§ **Work required**: Check every line for the word "seaborn" and state how many lines have it. Reply with the number alone.

§ **Recorded data**:
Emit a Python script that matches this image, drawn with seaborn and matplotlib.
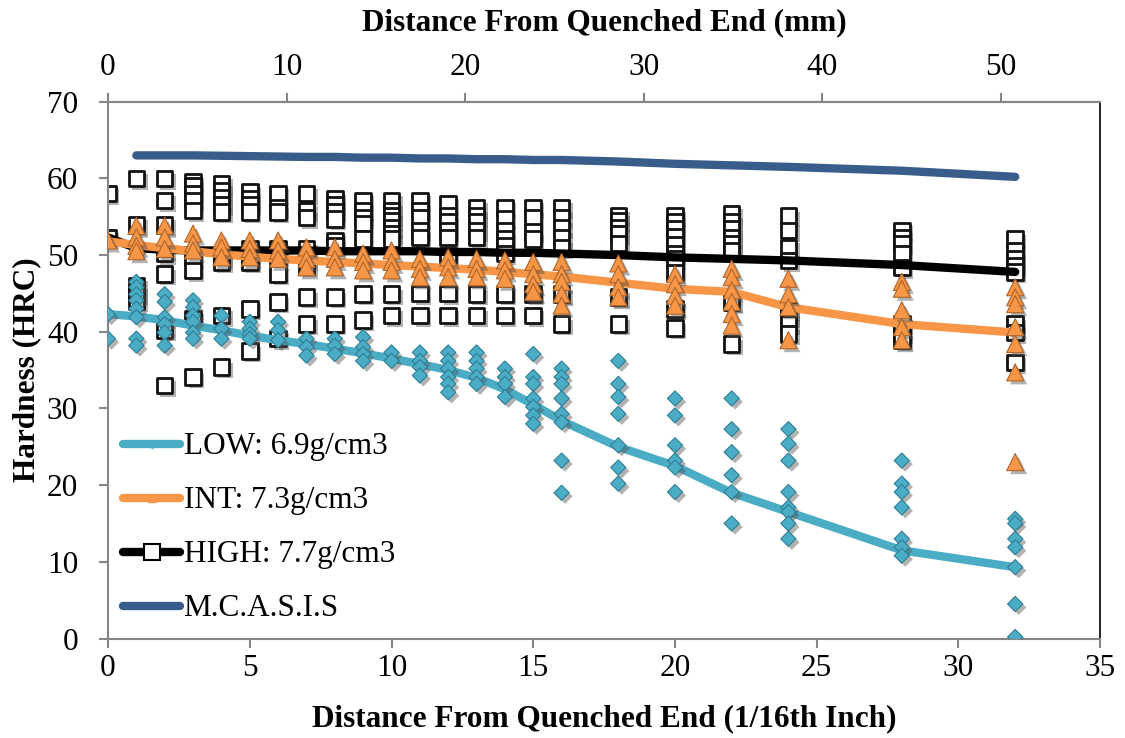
import numpy as np
import pandas as pd
import matplotlib
matplotlib.use("Agg")
import matplotlib.pyplot as plt
import matplotlib.patheffects as pe
from matplotlib.lines import Line2D
import seaborn as sns

# Jominy end-quench hardness, distance in 1/16 inch
distances = [0, 1, 2, 3, 4, 5, 6, 7, 8, 9, 10, 11, 12, 13, 14, 15, 16, 18, 20, 22, 24, 28, 32]

# individual readings per distance
low_readings = [
    [42.3, 39.1], [46.5, 45.8, 44.9, 44.1, 43.0, 41.9, 39.1, 38.2],
    [44.9, 43.9, 41.9, 41.0, 39.9, 38.2], [44.1, 43.2, 42.1, 41.3, 39.9, 39.1],
    [42.1, 40.4, 39.1], [41.3, 40.4, 39.7, 39.1], [41.3, 40.2, 38.9],
    [39.1, 38.0, 36.9], [39.1, 38.2, 37.1], [39.3, 38.0, 37.1, 36.2],
    [37.3, 36.2], [37.3, 36.2, 35.4, 34.3], [37.3, 36.2, 35.2, 34.1, 33.2, 32.1],
    [37.3, 36.2, 35.2, 34.1, 33.2], [35.2, 34.1, 33.2, 31.5],
    [37.1, 34.1, 33.2, 31.3, 30.2, 29.1, 28.0],
    [35.2, 34.1, 33.2, 31.3, 29.3, 28.2, 23.2, 19.0],
    [36.2, 33.2, 31.5, 29.3, 25.2, 22.3, 20.2],
    [31.3, 29.1, 25.2, 23.2, 22.3, 19.1],
    [31.3, 27.3, 24.3, 21.3, 19.1, 15.0],
    [27.3, 25.4, 23.2, 19.1, 17.1, 16.5, 15.0, 13.0],
    [23.2, 20.2, 19.1, 17.1, 13.0, 11.9, 10.8],
    [15.6, 15.0, 13.0, 11.9, 9.3, 4.5, 0.2],
]
int_readings = [
    [51.9], [53.8, 52.3, 51.2, 50.5], [53.8, 52.3, 50.8], [52.8, 51.5, 50.6],
    [51.9, 51.0, 49.7], [51.9, 50.8, 49.7], [51.9, 50.6, 49.5],
    [51.0, 49.5, 48.4], [51.0, 49.5, 48.4], [50.2, 49.1, 48.0],
    [50.6, 49.1, 48.0], [49.5, 48.2, 47.1], [49.7, 48.4, 47.1],
    [49.5, 48.2, 47.1], [49.3, 48.0, 46.9], [49.1, 47.5, 46.2, 45.2],
    [49.1, 47.5, 46.5, 44.9, 43.4], [48.9, 47.5, 45.8, 44.5],
    [47.5, 46.2, 44.7, 43.4], [48.2, 47.1, 45.4, 43.9, 42.3, 40.8],
    [46.9, 44.9, 43.2, 38.9], [46.5, 45.6, 42.8, 40.6, 38.9],
    [45.8, 44.5, 43.6, 40.6, 38.4, 34.7, 23.0],
]
high_readings = [
    [58.0, 52.3], [60.0, 54.0, 46.0, 45.0, 44.0],
    [60.0, 57.1, 54.0, 50.2, 47.5, 40.2, 33.0],
    [59.5, 59.0, 58.0, 57.1, 55.8, 49.7, 48.0, 41.7, 34.1],
    [59.3, 58.4, 57.5, 56.5, 55.6, 49.9, 49.1, 42.1, 35.4],
    [58.2, 57.3, 56.5, 55.6, 50.8, 49.9, 49.1, 43.0, 37.5],
    [58.0, 56.2, 55.6, 50.8, 49.9, 47.5, 43.9, 39.1],
    [58.0, 55.8, 54.9, 50.8, 49.7, 48.6, 44.5, 41.0],
    [57.3, 56.5, 55.6, 54.7, 51.9, 51.2, 44.5, 41.0],
    [57.1, 55.8, 54.9, 54.1, 52.1, 44.9, 41.5],
    [57.1, 55.8, 55.1, 54.5, 53.6, 52.8, 52.1, 44.9, 42.1],
    [57.1, 55.8, 54.9, 53.2, 52.3, 45.0, 42.1],
    [56.7, 55.1, 54.3, 53.2, 52.3, 49.9, 45.0, 42.1],
    [56.2, 55.1, 54.3, 53.2, 52.3, 44.9, 42.1],
    [56.2, 54.7, 53.2, 52.1, 51.2, 50.2, 44.9, 42.1],
    [56.2, 54.9, 53.0, 52.1, 44.9, 42.1],
    [56.2, 54.9, 53.6, 52.3, 51.0, 44.9, 41.0],
    [55.1, 54.5, 53.6, 52.8, 51.5, 44.5, 41.0],
    [55.1, 54.3, 53.4, 52.4, 51.4, 50.2, 49.5, 47.7, 43.0, 40.5],
    [55.4, 54.3, 53.4, 52.3, 51.5, 50.6, 43.9, 38.4],
    [55.1, 53.2, 51.0, 49.3, 42.8, 41.9, 41.0, 39.7],
    [53.2, 52.3, 51.5, 50.2, 48.4, 41.0, 39.9, 38.9],
    [52.1, 50.6, 49.5, 48.6, 47.8, 41.0, 39.9, 36.0],
]

# average curves
low_mean = [42.3, 42.0, 41.5, 40.8, 40.2, 39.5, 38.9, 38.4, 37.8, 37.2, 36.5, 35.8,
            35.0, 34.0, 32.5, 30.5, 28.4, 25.0, 22.5, 19.0, 16.5, 11.5, 9.3]
int_mean = [51.8, 51.3, 50.9, 50.5, 50.1, 49.8, 49.5, 49.3, 49.1, 48.9, 48.7, 48.5,
            48.3, 48.1, 47.8, 47.5, 47.2, 46.4, 45.6, 45.2, 43.2, 41.0, 39.9]
high_mean = [52.3, 50.9, 50.7, 50.6, 50.6, 50.6, 50.6, 50.6, 50.5, 50.5, 50.5, 50.5,
             50.4, 50.4, 50.3, 50.3, 50.2, 50.0, 49.7, 49.5, 49.3, 48.7, 47.8]
mcasis_dist = [1, 2, 3, 4, 5, 6, 7, 8, 9, 10, 11, 12, 13, 14, 15, 16, 18, 20, 22, 24, 28, 32]
mcasis_hrc = [63.0, 63.0, 63.0, 62.95, 62.9, 62.85, 62.8, 62.8, 62.7, 62.7, 62.6, 62.6,
              62.5, 62.5, 62.4, 62.4, 62.2, 61.9, 61.7, 61.5, 61.0, 60.2]

labels = ["LOW: 6.9g/cm3", "INT: 7.3g/cm3", "HIGH: 7.7g/cm3", "M.C.A.S.I.S"]
C_LOW, C_INT, C_HIGH, C_MC = "#4BACC6", "#F79646", "#000000", "#385D8A"
GRAY = "#868686"

sns.set_theme(style="white")
plt.rcParams["font.family"] = ["Liberation Serif", "DejaVu Serif"]
for key in ["text.color", "axes.labelcolor", "xtick.color", "ytick.color"]:
    plt.rcParams[key] = "black"


def readings_frame(readings):
    xs, ys = [], []
    for d, vals in zip(distances, readings):
        xs += [d] * len(vals)
        ys += vals
    return pd.DataFrame({"dist": xs, "hrc": ys})


low_df = readings_frame(low_readings)
int_df = readings_frame(int_readings)
high_df = readings_frame(high_readings)
mean_df = pd.DataFrame({"dist": distances, "low": low_mean, "int": int_mean, "high": high_mean})
mc_df = pd.DataFrame({"dist": mcasis_dist, "hrc": mcasis_hrc})

fig = plt.figure(figsize=(11.25, 7.38), dpi=100)
ax = fig.add_axes([0.096, 0.1348, 0.882, 0.7274])

shadow = [pe.SimplePatchShadow(offset=(2.5, -2.5), shadow_rgbFace="#555555", alpha=0.45), pe.Normal()]
line_kw = dict(linewidth=6.0, solid_capstyle="round", solid_joinstyle="round", legend=False)

sns.scatterplot(data=high_df, x="dist", y="hrc", ax=ax, marker="s", s=125,
                facecolor="white", edgecolor="#111111", linewidth=2.0, zorder=2, legend=False)
ax.collections[-1].set_path_effects(shadow)

sns.lineplot(data=mc_df, x="dist", y="hrc", ax=ax, color=C_MC, zorder=3, **line_kw)
sns.lineplot(data=mean_df, x="dist", y="high", ax=ax, color=C_HIGH, zorder=3, **line_kw)
sns.lineplot(data=mean_df, x="dist", y="int", ax=ax, color=C_INT, zorder=3, **line_kw)
sns.lineplot(data=mean_df, x="dist", y="low", ax=ax, color=C_LOW, zorder=3, **line_kw)

sns.scatterplot(data=int_df, x="dist", y="hrc", ax=ax, marker="^", s=150,
                color=C_INT, edgecolor="#B0652A", linewidth=0.8, zorder=4, legend=False)
ax.collections[-1].set_path_effects(shadow)
sns.scatterplot(data=low_df, x="dist", y="hrc", ax=ax, marker="D", s=60,
                color=C_LOW, edgecolor="#2F7F95", linewidth=0.8, zorder=5, legend=False)
ax.collections[-1].set_path_effects(shadow)

ax.set_xlim(0, 35)
ax.set_ylim(0, 70)
ax.set_xticks(range(0, 36, 5))
ax.set_yticks(range(0, 71, 10))

fs = 22.5
for side in ["left", "bottom", "top"]:
    ax.spines[side].set_color(GRAY)
    ax.spines[side].set_linewidth(1.5)
ax.spines["right"].set_color("black")
ax.spines["right"].set_linewidth(1.2)
ax.tick_params(axis="y", left=True, direction="out", length=6.5, width=1.5, color=GRAY,
               labelsize=fs, pad=15)
ax.tick_params(axis="x", bottom=True, direction="out", length=6.5, width=1.5, color=GRAY,
               labelsize=fs, pad=5)

ax.set_xlabel("Distance From Quenched End (1/16th Inch)", fontsize=fs, fontweight="bold", labelpad=15)
ax.set_ylabel("Hardness (HRC)", fontsize=fs, fontweight="bold", labelpad=4)

# millimetre scale on top
MM_PER_SIXTEENTH = 25.4 / 16
top = ax.secondary_xaxis("top", functions=(lambda x: x * MM_PER_SIXTEENTH,
                                           lambda mm: mm / MM_PER_SIXTEENTH))
top.set_xticks(range(0, 51, 10))
top.spines["top"].set_color(GRAY)
top.spines["top"].set_linewidth(1.5)
top.tick_params(axis="x", direction="out", length=6.5, width=1.5, color=GRAY, labelsize=fs, pad=8)
top.set_xlabel("Distance From Quenched End (mm)", fontsize=fs, fontweight="bold", labelpad=16)

handles = [
    Line2D([], [], color=C_LOW, lw=6, solid_capstyle="round", marker="D", ms=4,
           markerfacecolor=C_LOW, markeredgecolor=C_LOW),
    Line2D([], [], color=C_INT, lw=6, solid_capstyle="round", marker="^", ms=6,
           markerfacecolor=C_INT, markeredgecolor=C_INT),
    Line2D([], [], color=C_HIGH, lw=6, solid_capstyle="round", marker="s", ms=11,
           markerfacecolor="white", markeredgecolor="black", markeredgewidth=1.5),
    Line2D([], [], color=C_MC, lw=6, solid_capstyle="round"),
]
ax.legend(handles, labels, loc="upper left", bbox_to_anchor=(0.109, 0.414),
          bbox_transform=fig.transFigure, frameon=False, fontsize=fs,
          handlelength=1.85, handletextpad=0.1, labelspacing=0.80, borderpad=0,
          borderaxespad=0)

fig.savefig("out.png", dpi=100)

§ **Task solution**: 2